Лимоновские оценки резко противоречат как биографическому канону «американского Довлатова», так и эпистолярным жалобам самого СД на редакторскую и писательскую судьбу (о природе и искренности этих жалоб ниже), но любопытней всего здесь насмешливо-ревнивая интонация, заготовленная давно и как бы впрок. Чтобы лет через тридцать превратиться в оставленное за собой последнее слово: «Тот, кто не работает в жанре трагедии, обречен на второстепенность, хоть издавай его и переиздавай до дыр. И хоть ты уложи его могилу цветами».
Тут ревность клокочет уже не хронологическая, но метафизическая. Показательно, однако, что Эдуард Вениаминович, пополнивший корпус русской арестантской литературы («По тюрьмам», «В плену у мертвецов», «Торжество метафизики»), весьма близок довлатовской концепции «Зоны» – зэки и охранники в тюремном мире Лимонова – существа одного порядка, пребывающие в единой внеморальной, но кармической плоскости.
Следующая, на мой взгляд, причина падения интереса к СД кроется в литературных запросах нашего времени. В стране, где оказались сначала размыты, а после разрушены базовые ценности, где заявления вроде «лошади едят овес» и «свобода больше, чем несвобода» выглядят глубоко дискуссионными, в литературу пошли, как ходоки «за правдой», – не во второе Правительство, но в Арбитраж. В народном понимании Арбитраж немыслим без наличия Авторитета. Вот его-то и кинулась искать литература в своих рядах. Хотя традиция не нова – таким Авторитетом был в свое время Горький – и Сталин, зазывавший пролетарского классика в Союз, мыслил союз несколько иной – государства с неконтролируемым блатным (литературным) миром для осуществления контроля сначала умеренного, а потом тотального. Ментальность обоих вождей – партийного и писательского – имела изводы, резонировавшие с криминальными понятиями.
Вообще-то поэт как вор – старая спекулятивная концепция. Терц-Синявский (а следом Тимур Кибиров) выставляли вором самого Пушкина, а почтенный структуралист Игорь Смирнов, рассуждая о преступной природе творчества, писал, что, не будь у юного Иосифа попытки угона самолета и арестов, не было бы и Бродского.
Все это в разной степени веселые попытки разыскать мозг в заднице.

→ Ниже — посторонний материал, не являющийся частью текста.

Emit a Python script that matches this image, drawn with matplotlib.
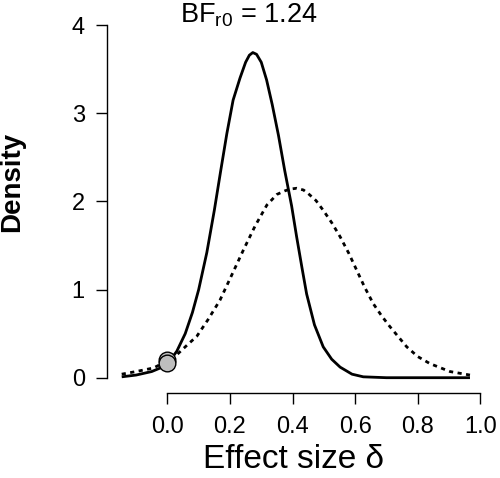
import matplotlib
matplotlib.use("Agg")
import matplotlib.pyplot as plt

plt.rcParams.update({"font.family": ["Liberation Sans", "DejaVu Sans"],
                     "mathtext.fontset": "custom",
                     "mathtext.rm": "Liberation Sans",
                     "mathtext.it": "Liberation Sans"})

# posterior (replication) density
post_x = [-0.146, -0.10, -0.05, -0.023, 0.003, 0.03, 0.057, 0.08, 0.10, 0.126,
          0.15, 0.17, 0.19, 0.21, 0.232, 0.25, 0.262, 0.273, 0.285, 0.30,
          0.317, 0.335, 0.355, 0.375, 0.397, 0.413, 0.43, 0.445, 0.47, 0.498,
          0.525, 0.552, 0.59, 0.626, 0.70, 0.967]
post_y = [0.01, 0.03, 0.07, 0.11, 0.17, 0.30, 0.50, 0.74, 1.00, 1.42,
          1.90, 2.34, 2.77, 3.15, 3.40, 3.58, 3.66, 3.69, 3.67, 3.58,
          3.38, 3.10, 2.75, 2.35, 1.95, 1.60, 1.25, 0.95, 0.60, 0.35,
          0.21, 0.12, 0.04, 0.01, 0.0, 0.0]

# prior (original study posterior)
prior_x = [-0.146, -0.10, -0.045, 0.0, 0.03, 0.06, 0.094, 0.13, 0.168, 0.205,
           0.243, 0.28, 0.318, 0.35, 0.375, 0.392, 0.413, 0.435, 0.45, 0.475,
           0.498, 0.525, 0.552, 0.58, 0.605, 0.63, 0.658, 0.685, 0.711, 0.765,
           0.80, 0.839, 0.903, 0.967]
prior_y = [0.04, 0.07, 0.11, 0.19, 0.26, 0.36, 0.47, 0.66, 0.88, 1.16,
           1.45, 1.72, 1.96, 2.08, 2.12, 2.14, 2.15, 2.13, 2.09, 2.01,
           1.90, 1.76, 1.60, 1.41, 1.22, 1.03, 0.84, 0.70, 0.58, 0.35,
           0.24, 0.16, 0.07, 0.03]

dens_at_zero = [0.20, 0.163]   # prior, posterior
bf_r0 = 1.24

fig = plt.figure(figsize=(5.0, 4.78), dpi=100)
ax = fig.add_axes([0.214, 0.1772, 0.7466, 0.770])

ax.plot(prior_x, prior_y, color="black", lw=2, linestyle=(0, (1.5, 1.6)))
ax.plot(post_x, post_y, color="black", lw=2, solid_capstyle="butt")
for d in dens_at_zero:
    ax.plot([0], [d], "o", ms=12, mfc="#BEBEBE", mec="black", mew=1, zorder=5)

ax.set_xlim(-0.193, 1.0)
ax.set_ylim(-0.177, 4.0)
for s in ("top", "right"):
    ax.spines[s].set_visible(False)
ax.spines["left"].set_bounds(0, 4)
ax.spines["bottom"].set_bounds(0, 1)
for s in ("left", "bottom"):
    ax.spines[s].set_linewidth(1)
ax.set_xticks([0, 0.2, 0.4, 0.6, 0.8, 1.0])
ax.set_xticklabels(["0.0", "0.2", "0.4", "0.6", "0.8", "1.0"])
ax.set_yticks([0, 1, 2, 3, 4])
ax.tick_params(labelsize=17, length=8, width=1, pad=8)

ax.set_xlabel("Effect size δ", fontsize=24, labelpad=5)
ax.set_ylabel("Density", fontsize=20, fontweight="bold")
ax.yaxis.set_label_coords(-0.22, 0.573)

fig.text(0.498, 0.952, r"BF$_{\mathrm{r0}}$ = " + f"{bf_r0:.2f}", fontsize=19.5,
         ha="center", va="baseline")

fig.savefig("out.png", dpi=100)
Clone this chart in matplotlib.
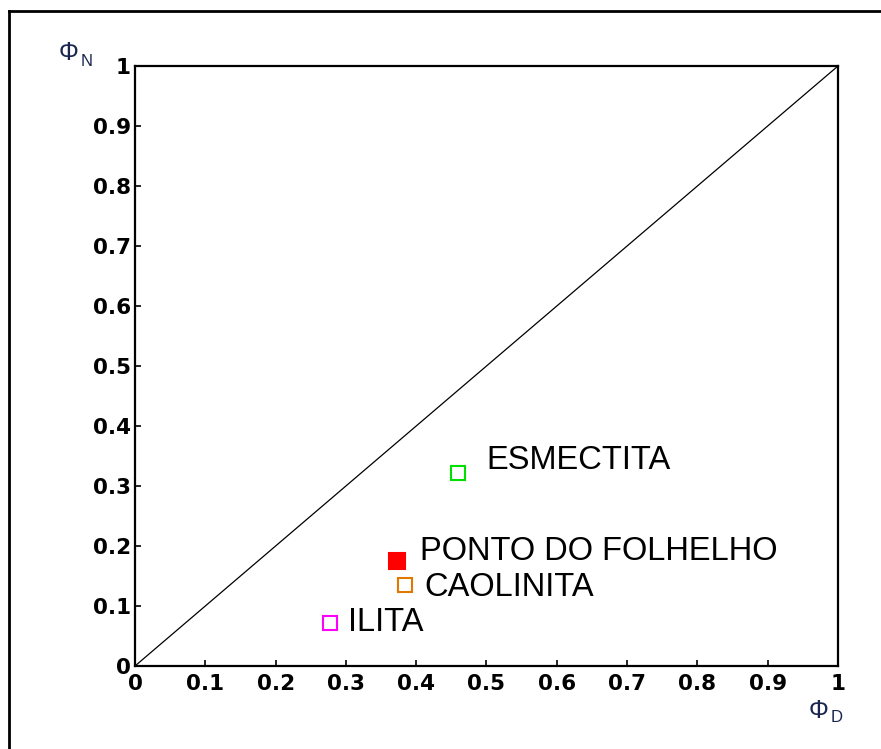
import matplotlib.pyplot as plt
from matplotlib.lines import Line2D

# minerals and the shale point (phi_D, phi_N)
names = ["ESMECTITA", "PONTO DO FOLHELHO", "CAOLINITA", "ILITA"]
phi_d = [0.46, 0.373, 0.384, 0.277]
phi_n = [0.322, 0.175, 0.135, 0.072]
colors = ["#00e000", "#ff0000", "#e07800", "#ff00ff"]
filled = [False, True, False, False]

ticks = [0, 0.1, 0.2, 0.3, 0.4, 0.5, 0.6, 0.7, 0.8, 0.9, 1]
tick_labels = ["0", "0.1", "0.2", "0.3", "0.4", "0.5", "0.6", "0.7", "0.8", "0.9", "1"]
diag = [0, 1]

# label offsets in pixels (dx, dy)
label_off = [(28, 12), (23, 10), (19, -2), (18, 0)]

W, H = 881, 749
fig = plt.figure(figsize=(W / 100, H / 100), dpi=100)
ax = fig.add_axes([135 / W, (H - 666) / H, 703 / W, 600 / H])

ax.plot(diag, diag, color="black", lw=0.9)

for x, y, c, f in zip(phi_d, phi_n, colors, filled):
    ax.plot(x, y, marker="s", ms=11 if f else 10, mew=1.5,
            mec=c, mfc=c if f else "white", ls="none", zorder=3)

for x, y, n, (dx, dy) in zip(phi_d, phi_n, names, label_off):
    ax.annotate(n, (x, y), xytext=(dx * 0.72, dy * 0.72), textcoords="offset points",
                ha="left", va="center", fontsize=23.5, family="Liberation Sans",
                color="black")

ax.set_xlim(0, 1)
ax.set_ylim(0, 1)
ax.set_xticks(ticks)
ax.set_yticks(ticks)
ax.set_xticklabels(tick_labels)
ax.set_yticklabels(tick_labels)
for lab in ax.get_xticklabels() + ax.get_yticklabels():
    lab.set_fontweight("bold")
    lab.set_fontsize(15.5)
    lab.set_family("DejaVu Sans")
ax.tick_params(direction="in", length=4, width=1.2)
ax.tick_params(axis="x", pad=6)
ax.tick_params(axis="y", pad=3)
for s in ax.spines.values():
    s.set_linewidth(1.6)

# axis labels
lab_color = "#1a2550"
fig.text(59 / W, 1 - 53 / H, "Φ", fontsize=18, family="Liberation Sans",
         color=lab_color, ha="left", va="center")
fig.text(81 / W, 1 - 61 / H, "N", fontsize=12, family="Liberation Sans",
         color=lab_color, ha="left", va="center")
fig.text(809 / W, 1 - 711 / H, "Φ", fontsize=18, family="Liberation Sans",
         color=lab_color, ha="left", va="center")
fig.text(831 / W, 1 - 718 / H, "D", fontsize=12, family="Liberation Sans",
         color=lab_color, ha="left", va="center")

# outer frame (left and top edges visible)
fig.add_artist(Line2D([9 / W, 9 / W], [0, 1 - 11 / H], transform=fig.transFigure,
                      color="black", lw=2))
fig.add_artist(Line2D([9 / W, 1], [1 - 11 / H, 1 - 11 / H], transform=fig.transFigure,
                      color="black", lw=2))

fig.savefig("out.png", dpi=100)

Но ведь любопытно: в перестроечном кинематографе («Гений» с Абдуловым и пр.) образ старого российского вора (прототипы, по всей видимости, – легендарные Бриллиант, Монгол etc.) доносил до публики великий Иннокентий Смоктуновский. И больше всего в ролях этих Иннокентий Михайлович напоминал не отечественный аналог голливудских донов, а… Иосифа Александровича Бродского. Причем осмелюсь предположить: Монгола с Бриллиантом Смоктуновский едва ли наблюдал, а вот образ поэта-лауреата был перед глазами.